Algo parecido me sucede con los lugares a donde acudía. La mayoría eran comedores de colegio mayor mal acondicionados como baile. Oscurecidas las ventanas con papel de embalar, dos tocadiscos en una mesa y una bola de espejos más o menos en el centro. Y sudor, ríos de secreciones por la piel que algún color desvaído en las tenues luces perlaba. ¿Dónde estaban esas salas perdidas a las que iba con tanta frecuencia? No tengo ni la menor idea. Creo que acudía con los conocidos de la época por pura inercia. Por ir a alguna parte a borrar los domingos del calendario. Porque hacerlo para oír música es algo que no podría defender ahora, tal como retumbaban las paredes y el vocerío del ambiente. Toda mi juventud alenté el deseo de un día bailar en Bocaccio. No ocurrió, pero no importa. Mis dedos conservan la delicadeza del terciopelo de los sillones y mis oídos la fidelidad de su equipo de sonido de cuando alguien, que había estado, me lo estuvo contando.
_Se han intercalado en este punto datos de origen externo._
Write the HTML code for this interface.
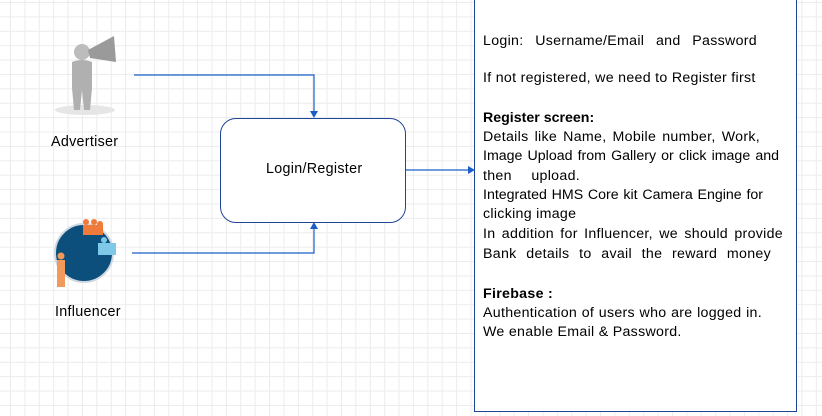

Nunca pude ir tampoco, unas veces por el precio, otras por la desgana, a ninguno de los conciertos que trajo las grandes figuras del rock de entonces a los estadios de mi ciudad. Oí en directo esas canciones que tantos recuerdos me despertaban en bandas de barrio cuando actuaban en la plaza mayor, en verano, durante las fiestas patronales de los pueblos. El inglés de los cantantes no parecía nada del otro mundo, pero como tampoco entendía a los originales, no era un problema. Las voces siempre se daban un aire a las que sonaban en los discos, y con ello me bastaba para disfrutar de lo que, en aquella época, era para mí lo más importante, el baile y la buena música.

Me ha pasado como en el primer párrafo. Su remate ha quedado tan perfecto que no he sido capaz de contrariarlo con matices. Lo cierto es que en aquella época lo que me obsesionaba no era el continente de la vida, sino su contenido. Es decir. Con quién ir. A un sitio o a otro, que eso daba igual. Y, lo esencial, con quién bailar. Iba siempre en grupo, aunque dentro había parejas, que se hacían y deshacían como las modas en cada temporada. Algo parecido me debió de pasar a mí. Unas veces me arrimaba a alguien, otras a nadie. Porque con quien hubiera deseado ir, los dos solos, claro, al fin del mundo, siempre andaba con ligues casuales. No me importó, sin embargo. Porque en cierta ocasión alguien me tradujo una canción de la época que decía: si a quien amas no está contigo, ama a quien esté contigo. Lo tomé como un lema, porque en la vida, al cabo de la edad, el único privilegio es estar vivo. El resto son aderezos. Con el tiempo lo que no pudo ocurrir resulta más valioso en la conciencia que la trivialidad de lo que aconteció.